JG: This is all moving away from paperback originals through a Harlequin-style press to more of a self-published sort of imprint, which is totally consistent with the digital world. If you look at street fiction now, at the stuff influenced by Slim, what you see is a lot of entrepreneurial writers and producers pushing their own companies, self-publishing their own novels, and lifting their own group of authors to write books so that you have these black-owned imprints that are following in the tradition of Iceberg Slim and distributing it in an entirely different way with social media, online, selling them in black bookstores. This is the way the business is done now.



PRH: Is Slim mostly a curiosity with a colorful story, or do you place some bigger significance on him today?



JG: When I’m traveling or just talking to someone and tell them that I’m working on Iceberg Slim, I find many people who passionately defend him and are excited about the fact that there’s an academic working on him. I see Slim continuing to have popular appeal among black audiences and a wide range of audiences.
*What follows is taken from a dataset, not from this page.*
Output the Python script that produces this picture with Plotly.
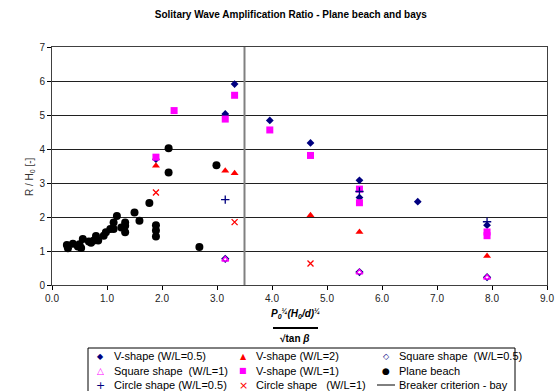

I see the reason for his persistence as an influential figure is that the very conditions that gave rise to him — racism, few economic opportunities, police brutality — these are issues that still face us today. Slim’s appeal can be explained in some ways by the fact that he operated as a symbol of defiance. Despite all of his misogyny and being a marginal character in the American scene, he does still hold appeal because those conditions still persist.